Apesar da «boa aceitação» que a Rasto tem junto dos consumidores-alvo, Geraldo não quer abandonar uma outra arte que, neste momento, o ocupa mais do que a moda: a carpintaria e a marcenaria. Além do atelier , tem como cenários de trabalho casas em construção, onde instala portas e janelas e aplica acabamentos de madeira. E a marcenaria do patrão e amigo, onde faz mobiliário de cozinha. «O meu avô é carpinteiro e o meu pai também. Aprendi com eles. Quando era miúdo gostava de vê-los a trabalhar. Ficavam com as roupas cheias de serrim, o pó da madeira. E lembro-me que gostava do cheiro da madeira acabada de cortar. Por isso, não é nada estranho para mim trabalhar com materiais tão diferentes como os tecidos e a madeira. Não há nada que me impeça de ser polivalente.»

Havendo talento, nada impede, de facto, a «acumulação de competências». Mas se o mercado exigir mais do estilista do que do carpinteiro, Geraldo não enjeita dedicar-se mais à Rasto. «Terei de equacionar essa possibilidade, claro, mas largar a carpintaria não vou largar. Gosto muito de trabalhar com madeira.»

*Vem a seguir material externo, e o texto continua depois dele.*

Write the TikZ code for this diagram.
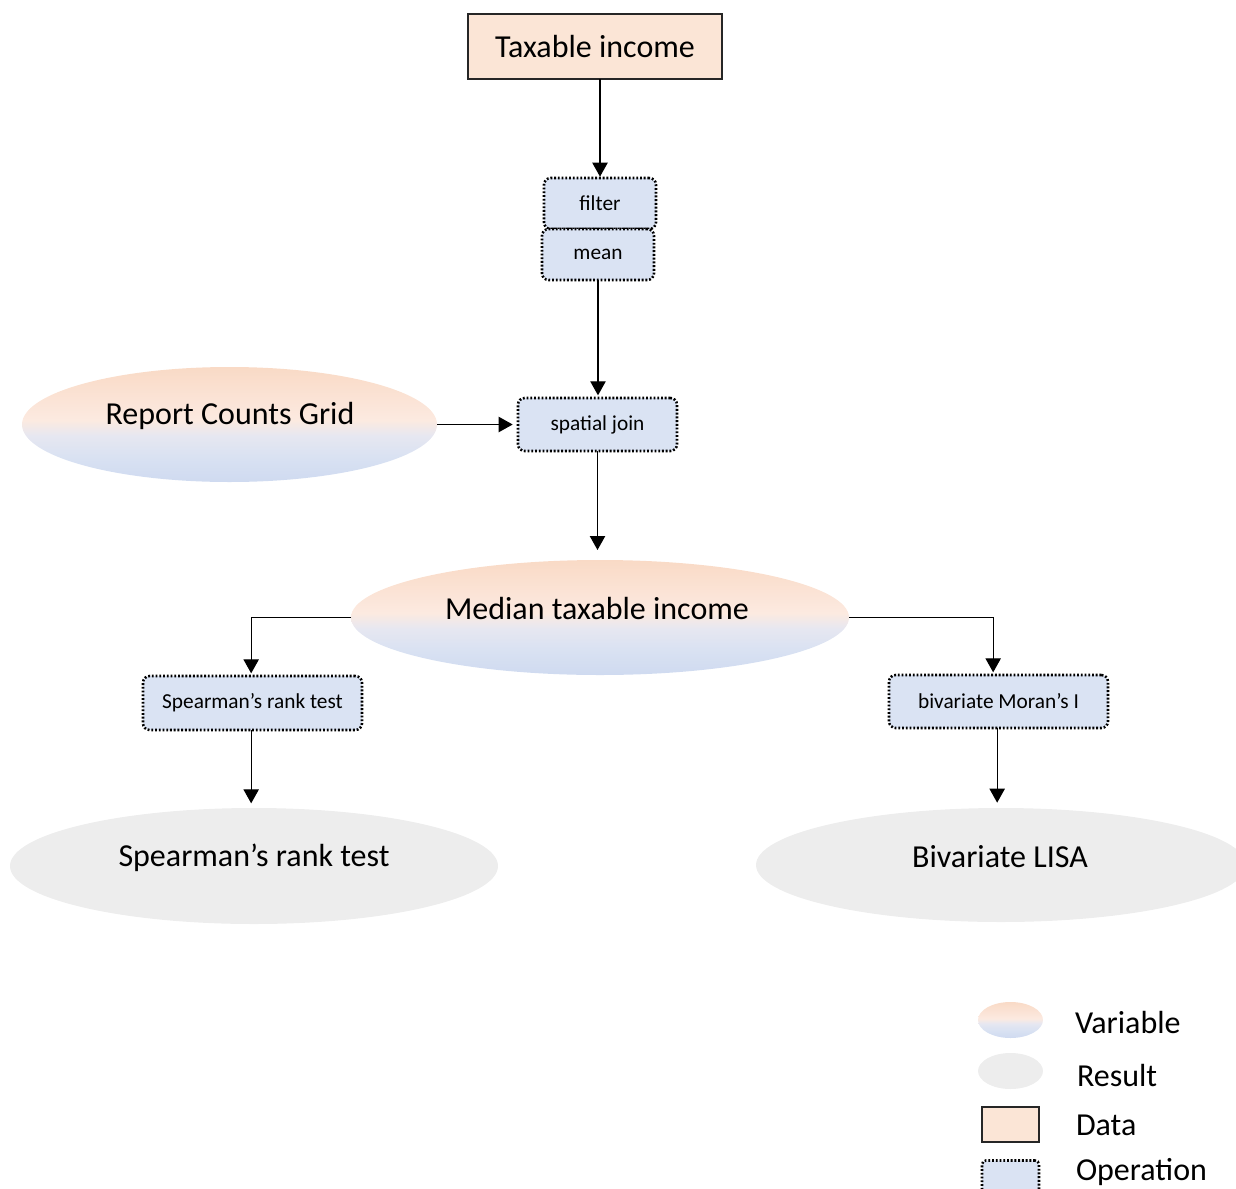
\documentclass[tikz,border=0pt]{standalone}
\usepackage{fontspec}
\setmainfont{Carlito}
\usetikzlibrary{arrows.meta,shapes.geometric}

\definecolor{peach}{HTML}{FBE5D6}
\definecolor{opblue}{HTML}{DAE3F3}
\definecolor{resgray}{HTML}{EDEDED}
\definecolor{vbA}{RGB}{207,218,240}
\definecolor{vbB}{RGB}{216,225,242}
\definecolor{vbC}{RGB}{230,231,241}
\definecolor{vpA}{RGB}{252,234,224}
\definecolor{vpB}{RGB}{251,228,215}
\definecolor{vpC}{RGB}{249,218,198}

% peach at the top fading into light blue at the bottom
\pgfdeclareverticalshading{varshade}{100bp}{%
  color(0bp)=(vbA); color(25bp)=(vbA); color(35bp)=(vbB);
  color(45bp)=(vbC); color(52bp)=(vpA); color(60bp)=(vpB);
  color(75bp)=(vpC); color(100bp)=(vpC)}

\begin{document}
\begin{tikzpicture}[x=0.75pt,y=-0.75pt,
  every node/.style={inner sep=0pt,outer sep=0pt},
  big/.style={font=\fontsize{24}{28}\selectfont},
  small/.style={font=\fontsize{16}{19}\selectfont},
  databox/.style={draw=black!85,line width=0.8pt,fill=peach},
  opbox/.style={draw=black,fill=opblue,rounded corners=5pt,line width=1.9pt,
    dash pattern=on 1.4pt off 1.4pt,small},
  varell/.style={ellipse,shading=varshade},
  resell/.style={ellipse,fill=resgray},
  arr/.style={-{Triangle[width=11.5pt,length=10.5pt]},line width=0.9pt,shorten >=2pt},
  lbl/.style={big,anchor=west}
]
\useasboundingbox (0,0) rectangle (1236,1189);
\clip (0,0) rectangle (1236,1189);

% data source
\node[databox,big,minimum width=190.5pt,minimum height=48.75pt] (tax) at (595,46.5) {Taxable income};

% operations
\node[opbox,minimum width=84pt,minimum height=38.25pt] (filter) at (600,203.5) {filter};
\node[opbox,minimum width=84pt,minimum height=38.25pt] (mean) at (598,254.5) {mean};
\node[opbox,minimum width=119.25pt,minimum height=39.75pt] (sjoin) at (597.5,424.5) {spatial join};
\node[opbox,minimum width=164.25pt,minimum height=40.5pt] (srt) at (252.5,703) {Spearman’s rank test};
\node[opbox,minimum width=164.25pt,minimum height=39.75pt] (bmi) at (998.5,701.5) {bivariate Moran’s I};

% variables
\node[varell,minimum width=311.25pt,minimum height=86.25pt] (rcg) at (229.5,424.5) {};
\node[big] at (230,416) {Report Counts Grid};
\node[varell,minimum width=373.5pt,minimum height=86.25pt] (med) at (600,617.5) {};
\node[big] at (597,608) {Median taxable income};

% results
\node[resell,minimum width=366pt,minimum height=87pt] (srres) at (254,866) {};
\node[big] at (254,858) {Spearman’s rank test};
\node[resell,minimum width=367.5pt,minimum height=85.5pt] (lisa) at (1001,865) {};
\node[big] at (1000,857) {Bivariate LISA};

% connectors
\draw[arr,shorten >=1pt] (tax.south -| filter.north) -- (filter.north);
\draw[arr] (mean.south) -- (mean.south |- sjoin.north);
\draw[arr,shorten >=4pt] (rcg.east) -- (sjoin.west);
\draw[arr,shorten >=7.5pt] (sjoin.south) -- (sjoin.south |- med.north);
\draw[arr] (med.west) -| ([xshift=-1pt]srt.north);
\draw[arr] (med.east) -| ([xshift=-4pt]bmi.north);
\draw[arr,shorten >=3.5pt] ([xshift=-1pt]srt.south) -- ([xshift=-1pt]srt.south |- srres.north);
\draw[arr,shorten >=4pt] ([xshift=-1pt]bmi.south) -- ([xshift=-1pt]bmi.south |- lisa.north);

% legend
\node[varell,minimum width=48.75pt,minimum height=27pt] (lgvar) at (1010.5,1020) {};
\node[lbl] (lgvart) at (1075,1022) {Variable};
\node[resell,minimum width=48.75pt,minimum height=27pt] (lgres) at (1010.5,1071) {};
\node[lbl] (lgrest) at (1077,1075) {Result};
\node[databox,minimum width=42.75pt,minimum height=26.25pt] (lgdat) at (1010.5,1124.5) {};
\node[lbl] (lgdatt) at (1076,1125) {Data};
\node[opbox,minimum width=42.75pt,minimum height=26.25pt,rounded corners=3pt] (lgop) at (1010.5,1178) {};
\node[lbl] (lgopt) at (1076,1172) {Operation};
\end{tikzpicture}
\end{document}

E o gosto pela moda e pela costura, de onde veio? «Não faço a mínima ideia. A minha avó tinha uma máquina de costura. Não foi ela que me ensinou mas foi na máquina dela que eu comecei a fazer as primeiras experiências. A dada altura, aos 14 anos, já fazia as minhas próprias calças e mais tarde as dos meus amigos. Eles gostavam dos meus jeans e pediam-me para fazer para eles. Eu pegava em dois pares e transformava-os num. As originais ficavam irreconhecíveis depois da minha intervenção. Hoje acho–as horríveis, mas há 13 anos pareciam-me o último grito da moda.» Essas primeiras calças, «muito largas em baixo», não encontraram imitadores, mas foram um must have presente durante muito tempo nos armários de meia dúzia de amigos. Agora, porém, os modelos são outros.